シエラレオネは、アフリカの中でも西のはずれに位置します。北海道とほぼ同じ面積に愛知県とほぼ同じ800万人近い人口を抱えています。国の形は「丸に近い」とか、「ダイヤモンドに似ている」とも言われます。ダイヤといえば2006年に公開されたブラッド・ダイヤモンド(デカプリオ主演)はシエラレオネで起こった内戦を舞台にした映画です。内戦は1991年から10年にわたって続き、政府軍、反政府軍双方が幼い少年たちを戦闘員に仕立てて戦線に送り込んだという残酷で悲惨なものでした。また、シエラレオネはその劣悪な医療事情や環境の下「世界で一番寿命の短い国」という不名誉な呼び名まで付きました。さらに2014年にはエボラが大流行し、終息まで2年近くかかり経済や社会に大きな打撃を受けました。

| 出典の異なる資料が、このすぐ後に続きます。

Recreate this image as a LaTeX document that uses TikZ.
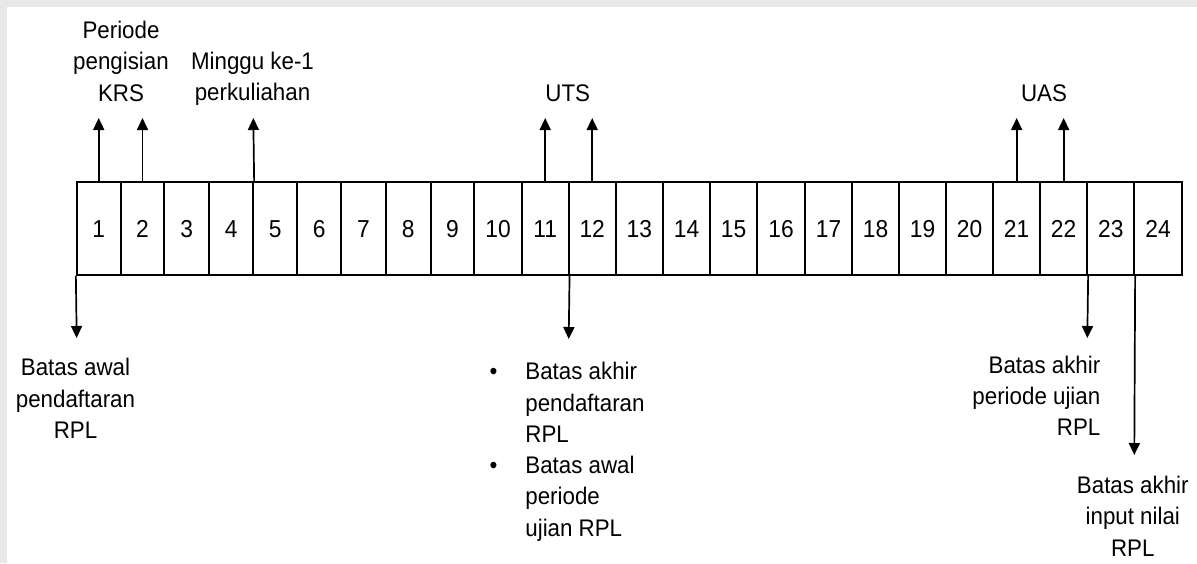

このようにネガティブな要素が強いシエラレオネですが、それでも人々はたくましく、かついきいきと暮らしています。また、美しいビーチ、豊かなシーフード、チンパンジーをはじめ野生動物など、観光資源を有効に活用した集客やビジネス起業も今後の国の飛躍につながることが期待されています。

2005年にJICAのフィールドオフィスが設立され、基本的なインフラが整わず、また行政が十分に機能しない環境下において、人づくりやコミュニティの充実を目標に、教育、保健医療、地方給水、農村開発、エネルギー分野の協力を実施してきました。

2019年8月には長年の懸案だった技術協力協定が締結され、特権・免除の付与も約束されたことにより10月1日より支所に至りました。これまでの先人の苦労や実績を踏まえ、保健医療、農業、ガバナンス、エネルギー分野において協力を継続する方針です。今後もシエラレオネ政府はもちろんいろいろな開発パートナーからも期待されることでしょう。所員一体となって、その期待と重責を背負って事業に当たる所存です。